Date of this Version
Environ. Sci. Technol. 2009, 43, 630–636
The distribution and speciation of U and Cu in contaminated vadose zone and aquifer sediments from the U.S. DOE Hanford site (300 Area) were determined using a combination of synchrotron-based micro-X-ray fluorescence (μXRF) imaging, micro-X-ray absorption near edge structure (μXANES) spectroscopy, and micro-X-ray diffraction (μXRD) techniques combined with bulk U LIII-edge X-ray absorption fine structure (XAFS) spectroscopy. Samples were collected from within the inactive North Process Pond (NPP2) at 8 ft (2.4 m, NPP2-8) depth and 12 ft (3.7 m, NPP2-12) depth in the vadose zone, and fines were isolated from turbid groundwater just below the water Table (12-14 ft, ∼4 m, NPP2-GW). μXRF imaging, μXRD, and μXANES spectroscopy revealed two major U occurrences within the vadose and groundwater zones: (1) low to moderate concentrations of U(VI) associated with finetextured grain coatings that were consistently found to contain clinochlore (referred to here as chlorite) observed in all three samples, and (2) U(VI)-Cu(II) hotspots consisting of micrometer-sized particles associated with surface coatings on grains of muscovite and chlorite observed in samples NPP2- 8′ and NPP2-GW. In the aquifer fines (NPP2-GW), these particles were identified as cuprosklodowskite (cps: Cu[(UO2)(SiO2OH)]2 ·6H2O) and metatorbernite (mtb: Cu(UO2)2(PO4)2 ·8H2O).
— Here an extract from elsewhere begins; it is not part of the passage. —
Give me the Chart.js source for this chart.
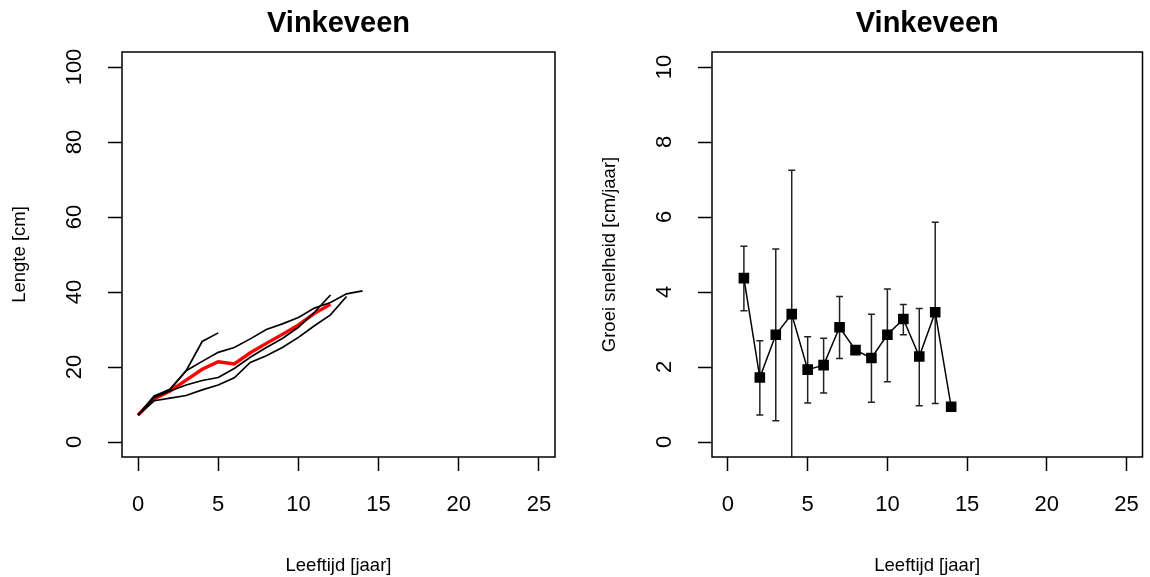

In contrast, the U-Cu-containing particles in the vadose zone were X-ray amorphous. Analyses of U LIII-edge XAFS spectra by linear-combination fitting indicated that U speciation consisted of (1) ∼75% uranyl sorbed to chlorite and ∼25% mtb-like X-ray amorphous U-Cuphosphates (8 ft depth), (2) nearly 100% sorbed uranyl (12 ft depth), and (3) ∼70% uranyl sorbed to chlorite and ∼30% cps/mtb (groundwater zone). These findings suggest that dissolution of U(VI)-Cu(II)-bearing solids as well as desorption of U(VI), mainly from phyllosilicates, are important persistent sources of U(VI) to the associated uranium groundwater plume in Hanford Area 300.